Information shown:

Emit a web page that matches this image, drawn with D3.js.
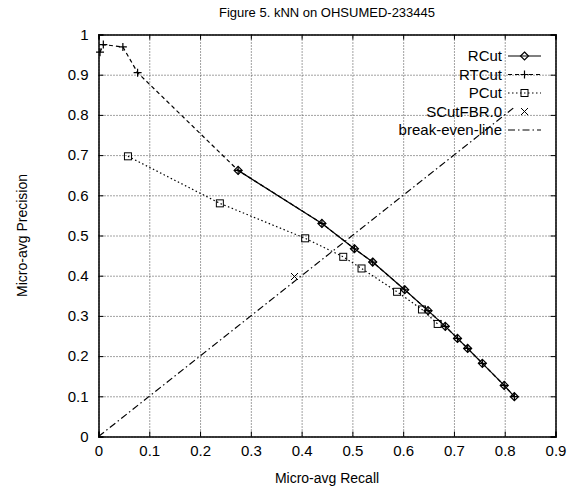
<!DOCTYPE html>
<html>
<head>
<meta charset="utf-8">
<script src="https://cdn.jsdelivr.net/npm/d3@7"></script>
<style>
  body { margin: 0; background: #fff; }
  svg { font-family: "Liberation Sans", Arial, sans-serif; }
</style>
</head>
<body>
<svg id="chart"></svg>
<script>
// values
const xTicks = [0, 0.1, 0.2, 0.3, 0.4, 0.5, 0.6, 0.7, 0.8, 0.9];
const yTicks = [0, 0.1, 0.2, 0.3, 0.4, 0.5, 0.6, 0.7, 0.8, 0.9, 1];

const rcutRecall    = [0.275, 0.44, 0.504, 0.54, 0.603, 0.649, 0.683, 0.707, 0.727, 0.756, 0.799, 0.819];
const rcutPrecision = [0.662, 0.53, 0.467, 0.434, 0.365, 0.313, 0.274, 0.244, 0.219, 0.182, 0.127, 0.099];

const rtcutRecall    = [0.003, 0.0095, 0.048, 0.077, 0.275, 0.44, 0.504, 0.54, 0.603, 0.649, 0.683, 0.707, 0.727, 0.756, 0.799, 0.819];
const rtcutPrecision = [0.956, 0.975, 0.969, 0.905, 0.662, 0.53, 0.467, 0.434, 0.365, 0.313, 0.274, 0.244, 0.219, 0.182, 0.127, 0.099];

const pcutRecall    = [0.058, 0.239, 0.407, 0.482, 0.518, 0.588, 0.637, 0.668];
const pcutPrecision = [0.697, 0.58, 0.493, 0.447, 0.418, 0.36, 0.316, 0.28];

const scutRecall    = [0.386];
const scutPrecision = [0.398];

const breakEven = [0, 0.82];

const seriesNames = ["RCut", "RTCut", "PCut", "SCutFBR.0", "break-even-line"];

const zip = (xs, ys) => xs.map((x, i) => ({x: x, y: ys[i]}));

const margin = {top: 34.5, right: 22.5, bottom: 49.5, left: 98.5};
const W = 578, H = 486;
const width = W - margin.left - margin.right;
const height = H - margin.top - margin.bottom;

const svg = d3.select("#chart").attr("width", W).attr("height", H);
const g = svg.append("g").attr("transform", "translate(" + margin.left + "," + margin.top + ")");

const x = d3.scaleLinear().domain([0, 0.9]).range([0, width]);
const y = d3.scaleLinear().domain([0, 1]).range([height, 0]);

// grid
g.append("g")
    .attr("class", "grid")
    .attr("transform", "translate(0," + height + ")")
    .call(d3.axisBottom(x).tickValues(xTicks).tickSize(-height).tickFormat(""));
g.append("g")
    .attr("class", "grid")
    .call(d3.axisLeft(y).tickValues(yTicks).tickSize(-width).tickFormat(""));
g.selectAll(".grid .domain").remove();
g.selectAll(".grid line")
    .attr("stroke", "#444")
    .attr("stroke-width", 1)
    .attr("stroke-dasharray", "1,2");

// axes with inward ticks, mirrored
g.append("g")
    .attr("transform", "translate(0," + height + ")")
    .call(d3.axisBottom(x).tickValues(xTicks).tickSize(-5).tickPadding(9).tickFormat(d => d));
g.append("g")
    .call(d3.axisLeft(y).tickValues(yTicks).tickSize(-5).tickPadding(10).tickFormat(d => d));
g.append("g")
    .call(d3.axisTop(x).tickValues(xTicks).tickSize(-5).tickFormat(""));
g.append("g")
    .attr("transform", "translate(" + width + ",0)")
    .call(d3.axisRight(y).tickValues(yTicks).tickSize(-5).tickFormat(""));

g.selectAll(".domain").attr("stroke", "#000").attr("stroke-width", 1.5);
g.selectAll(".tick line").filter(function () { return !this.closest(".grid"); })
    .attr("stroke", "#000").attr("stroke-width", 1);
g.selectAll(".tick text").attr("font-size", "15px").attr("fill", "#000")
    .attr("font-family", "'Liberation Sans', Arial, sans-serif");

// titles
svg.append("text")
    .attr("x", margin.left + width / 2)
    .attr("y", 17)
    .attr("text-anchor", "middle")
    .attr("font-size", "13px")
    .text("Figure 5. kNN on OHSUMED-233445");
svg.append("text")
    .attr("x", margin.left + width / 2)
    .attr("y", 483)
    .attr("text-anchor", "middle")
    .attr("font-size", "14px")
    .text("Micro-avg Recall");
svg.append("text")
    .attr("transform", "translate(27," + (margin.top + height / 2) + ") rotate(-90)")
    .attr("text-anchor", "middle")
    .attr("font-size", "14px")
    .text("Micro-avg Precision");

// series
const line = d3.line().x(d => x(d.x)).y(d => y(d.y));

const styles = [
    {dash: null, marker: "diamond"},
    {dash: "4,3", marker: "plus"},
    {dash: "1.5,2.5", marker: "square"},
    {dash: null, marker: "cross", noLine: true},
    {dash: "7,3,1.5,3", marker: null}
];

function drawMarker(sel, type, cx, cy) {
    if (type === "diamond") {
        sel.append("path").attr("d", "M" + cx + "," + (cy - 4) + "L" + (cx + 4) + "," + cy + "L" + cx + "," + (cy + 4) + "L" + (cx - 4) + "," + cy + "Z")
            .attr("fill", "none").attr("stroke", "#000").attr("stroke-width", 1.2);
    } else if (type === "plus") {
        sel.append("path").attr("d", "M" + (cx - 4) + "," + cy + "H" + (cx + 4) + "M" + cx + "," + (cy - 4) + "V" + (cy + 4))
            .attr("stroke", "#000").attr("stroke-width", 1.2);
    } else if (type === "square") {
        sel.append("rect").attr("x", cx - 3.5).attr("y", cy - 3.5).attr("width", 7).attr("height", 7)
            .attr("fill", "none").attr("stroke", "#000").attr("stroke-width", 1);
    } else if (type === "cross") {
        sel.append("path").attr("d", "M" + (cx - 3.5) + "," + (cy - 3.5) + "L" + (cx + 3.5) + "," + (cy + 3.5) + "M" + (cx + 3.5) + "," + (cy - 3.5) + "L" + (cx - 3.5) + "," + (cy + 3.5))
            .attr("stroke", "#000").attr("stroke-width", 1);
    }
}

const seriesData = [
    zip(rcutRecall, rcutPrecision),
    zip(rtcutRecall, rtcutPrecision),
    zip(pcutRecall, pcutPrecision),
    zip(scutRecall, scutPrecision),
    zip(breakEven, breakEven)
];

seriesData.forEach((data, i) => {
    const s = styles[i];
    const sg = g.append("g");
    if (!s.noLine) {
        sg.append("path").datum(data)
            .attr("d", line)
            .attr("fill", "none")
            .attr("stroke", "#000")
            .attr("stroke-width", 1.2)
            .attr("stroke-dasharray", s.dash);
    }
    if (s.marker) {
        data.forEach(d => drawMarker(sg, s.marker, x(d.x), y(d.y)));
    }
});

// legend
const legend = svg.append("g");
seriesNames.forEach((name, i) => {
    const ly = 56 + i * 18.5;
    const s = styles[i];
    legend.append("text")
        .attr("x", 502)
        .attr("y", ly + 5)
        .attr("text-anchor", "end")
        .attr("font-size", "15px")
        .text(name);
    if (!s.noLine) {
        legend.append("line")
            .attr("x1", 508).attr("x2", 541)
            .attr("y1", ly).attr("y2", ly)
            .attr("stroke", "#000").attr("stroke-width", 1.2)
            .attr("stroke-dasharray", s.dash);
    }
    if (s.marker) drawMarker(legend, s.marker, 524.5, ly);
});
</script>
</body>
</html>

Your objective: Leave out the pictures and restate, word for word, the lines from the top of the data through the line containing "const y = d3.scaleLinear().domain([0, 1]).range([height, 0]);", both included.

Full output:
Emit a web page that matches this image, drawn with D3.js.
<!DOCTYPE html>
<html>
<head>
<meta charset="utf-8">
<script src="https://cdn.jsdelivr.net/npm/d3@7"></script>
<style>
  body { margin: 0; background: #fff; }
  svg { font-family: "Liberation Sans", Arial, sans-serif; }
</style>
</head>
<body>
<svg id="chart"></svg>
<script>
// values
const xTicks = [0, 0.1, 0.2, 0.3, 0.4, 0.5, 0.6, 0.7, 0.8, 0.9];
const yTicks = [0, 0.1, 0.2, 0.3, 0.4, 0.5, 0.6, 0.7, 0.8, 0.9, 1];

const rcutRecall    = [0.275, 0.44, 0.504, 0.54, 0.603, 0.649, 0.683, 0.707, 0.727, 0.756, 0.799, 0.819];
const rcutPrecision = [0.662, 0.53, 0.467, 0.434, 0.365, 0.313, 0.274, 0.244, 0.219, 0.182, 0.127, 0.099];

const rtcutRecall    = [0.003, 0.0095, 0.048, 0.077, 0.275, 0.44, 0.504, 0.54, 0.603, 0.649, 0.683, 0.707, 0.727, 0.756, 0.799, 0.819];
const rtcutPrecision = [0.956, 0.975, 0.969, 0.905, 0.662, 0.53, 0.467, 0.434, 0.365, 0.313, 0.274, 0.244, 0.219, 0.182, 0.127, 0.099];

const pcutRecall    = [0.058, 0.239, 0.407, 0.482, 0.518, 0.588, 0.637, 0.668];
const pcutPrecision = [0.697, 0.58, 0.493, 0.447, 0.418, 0.36, 0.316, 0.28];

const scutRecall    = [0.386];
const scutPrecision = [0.398];

const breakEven = [0, 0.82];

const seriesNames = ["RCut", "RTCut", "PCut", "SCutFBR.0", "break-even-line"];

const zip = (xs, ys) => xs.map((x, i) => ({x: x, y: ys[i]}));

const margin = {top: 34.5, right: 22.5, bottom: 49.5, left: 98.5};
const W = 578, H = 486;
const width = W - margin.left - margin.right;
const height = H - margin.top - margin.bottom;

const svg = d3.select("#chart").attr("width", W).attr("height", H);
const g = svg.append("g").attr("transform", "translate(" + margin.left + "," + margin.top + ")");

const x = d3.scaleLinear().domain([0, 0.9]).range([0, width]);
const y = d3.scaleLinear().domain([0, 1]).range([height, 0]);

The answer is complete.